Among all these outstanding characters, the herds of humble grazers can quickly fade into the background. It’s easy to become blasé when one of the much-hyped “big five” (elephant, rhino, buffalo, lion, leopard) isn’t eyeballing you at arm’s length – but those are the hunter’s trophies and not necessarily the photographer’s. Warthog families like rows of dismantled Russian dolls, zebra and gazelle, odd-looking hartebeest and slick, purple-flanked topi are all scattered with abandon across the scene. The topi are particularly characteristic of the Maasai Mara, being almost confined in Kenya largely to this reserve: there are always one or two in every herd standing sentry on a grass tussock or an old termite mound. Topi and giraffe – whose dream-like, slow-motion canter is one of the reserve’s most beautiful and underrated sights – are often good pointers for predators in the vicinity: look closely at what they’re watching.
The Maasai
Of all Kenya’s peoples, the Maasai have received the most attention. Often strikingly tall and slender, dressed in brilliant red cloth, with beads, metal jewellery and – for young men – long, ochred hairstyles, they have a reputation for ferocity fed by their somewhat arch superiority complex. Traditionally, they lived off milk and blood (extracted, by a close shot with a stumpy arrow, from the jugular veins of their live cattle), and they loved their herds more than anything else, rarely slaughtering a beast. They maintained rotating armies of spartan warriors – the morani – who killed lions as a test of manhood. And they opposed all interference and invasion with swift, implacable violence. The Maasai scorn of foreigners was absolute: they called the Europeans, who came swaddled in clothing, iloridaa enjekat or “those who confine their farts”. They also derided African peoples who cultivated by digging the earth – the Maasai even left their dead unburied – while those who kept cattle were given grudging respect so long as they conceded that all the world’s cattle were a gift from God to the Maasai, whose incessant cattle-raiding was thus righteous reclamation of stolen property. Cattle are still at the heart of Maasai society. There are dozens of names for different colours and patterns, and each animal among their three million is individually cherished.

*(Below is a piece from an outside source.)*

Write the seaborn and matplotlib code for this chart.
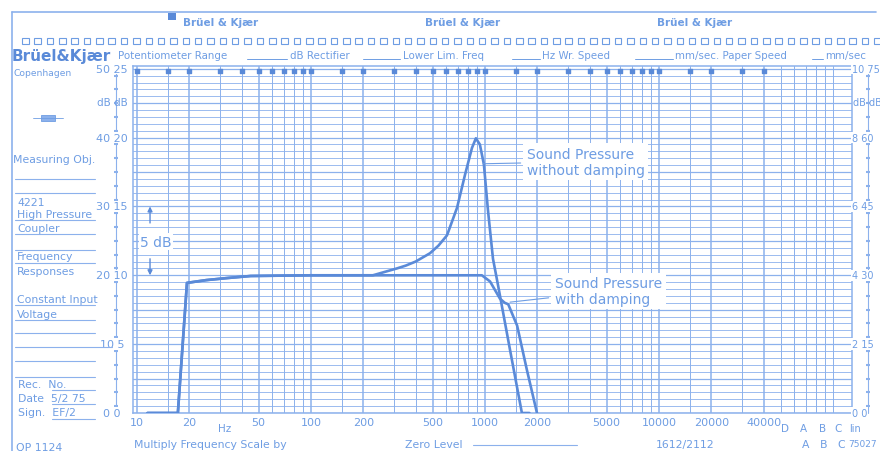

Some of this noble savagery was undoubtedly exaggerated by Swahili and Arab slave and ivory traders, anxious to protect their routes from the Europeans. At the same time, something close to a cult of the Maasai has been around ever since Thomson walked Through Maasai Land in 1883. In the early years of the colony, Governor Delamere’s obsession with the people and all things Maasai spawned a new term, “Maasai-itis”, and with it a motley crop of romantic notions about their ancestors, alluding to ancient Egypt and Rome, and even to the lost tribes of Israel.
The Maasai have been assailed on all sides: by uplands farmers expanding from the north; by eviction from the tourist/conservation areas within the Maasai Mara boundaries; and by a climate of opposition to their traditional lifestyle from all around. Sporadically urged to grow crops, go to school, build permanent houses, and generally settle down and stop being a nuisance, the Maasai face an additional dilemma in squaring these edicts with the fickle demands of the tourist industry for traditional authenticity. Maasai dancing is the entertainment, while necklaces, gourds, spears, shields, rungus (clubs), busts (carved by Kamba carvers) and even life-sized wooden morani, to be shipped home in a packing case, are the stock-in-trade of the souvenir shops. For the Maasai themselves, the rewards are fairly scant. Few make much of a living selling souvenirs, but enterprising morani can do well by just posing for photos, and even better if they hawk themselves in Nairobi or down on the coast. For further information, see wmaasai-association.org.
The reserve and the conservancies
In terms of structuring your visit, think of the national reserve in three parts. In the west you have the Mara Triangle, between the Mara River and the Oloololo Escarpment. This lush, green area is only accessible from Oloololo Gate in the north, or by crossing the Mara New (Purungat) Bridge in the far south. It’s administered by the Mara Conservancy on behalf of Narok County Council. The rest of the national reserve, the Narok side, is administered directly by Narok County Council and consists of the Musiara sector in the north and the Sekenani sector in the centre and east. The Musiara sector, bounded by the Mara and Talek rivers, is the location of Governors' Camp and MaraIntrepids and has some of the most photogenic wildebeest river crossings. The Sekenani sector, the largest portion of the reserve, is bordered by the Talek, Mara and Sand rivers, and has Keekorok Lodge – the oldest lodge in the reserve – in its centre.
Outside the reserve, roughly a dozen conservancies, group ranches and private game ranches, usually run in partnership with the local Maasai communities, offer wildlife-viewing that is often the equal of what you’ll see in the reserve proper – increasingly reflected in their management practices, conservation work and prices. Some of them, including the Mara North and Mara Naboisho conservancies, only permit game drives for visitors staying at their camps and lodges, the aim being to limit visitor numbers and exclude drive-in minibus tours.